6. Home Office. Provided they meet certain minimal requirements, landlords may deduct their home office expenses from their taxable income. This deduction applies not only to space devoted to office work, but also to a workshop or any other home workspace you use for your rental business. This is true whether you own your home or apartment or are a renter.

For the ins and outs on taking the home office deduction, see Home Business Tax Deductions or Every Landlord’s Tax Deduction Guide, both by Stephen Fishman (Nolo).

7. Employees and Independent Contractors.  Whenever you hire anyone to perform services for your rental activity, you can deduct their wages as a rental business expense. This is so whether the worker is an employee (for example, a resident manager) or an independent contractor (for example, a repair person). Be sure to get their taxpayer ID and provide them with a 1099 if appropriate.

8. Casualty and Theft Losses. If your rental property is damaged or destroyed from a sudden event like a fire or flood, you may be able to obtain a tax deduction for all or part of your loss. These types of losses are calledcasualty losses. You usually won’t be able to deduct the entire cost of property damaged or destroyed by a casualty. How much you may deduct depends on how much of your property was destroyed and whether the loss was covered by insurance.

9. Insurance. You can deduct your insurance premiums for your rental activity. This includes fire, theft, and flood insurance for rental property, as well as landlord liability insurance. And if you have employees, you can deduct the cost of their health and workers’ compensation insurance.
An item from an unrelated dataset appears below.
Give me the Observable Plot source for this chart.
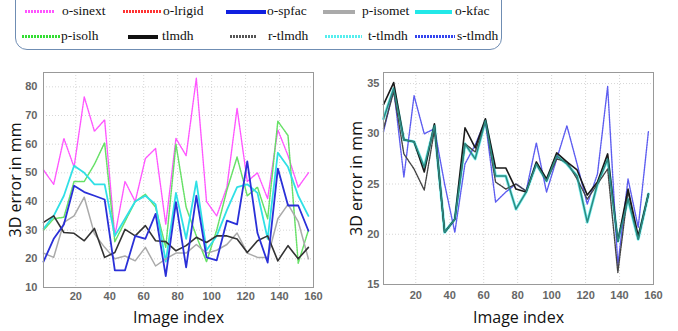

10. Legal and Professional Services. Finally, you can deduct fees that you pay to attorneys, accountants, property management companies, real estate investment advisors, and other professionals. You can deduct these fees asoperating expenses as long as the fees are paid for work related to your rental activity.

DID YOU KNOW?  Landlords can greatly increase the depreciation deductions they receive the first few years they own rental property by using segmented depreciation. Careful planning can permit you to deduct, in a single year, the cost of improvements to rental property that you would otherwise have to deduct over 27.5 years.

Most small landlords can deduct up to $25,000 in rental property losses each year. A special tax rule permits some landlords to deduct 100% of their rental property losses every year, no matter how much.

People who rent property to their family or friends can lose virtually all of their tax deductions if this is not done properly.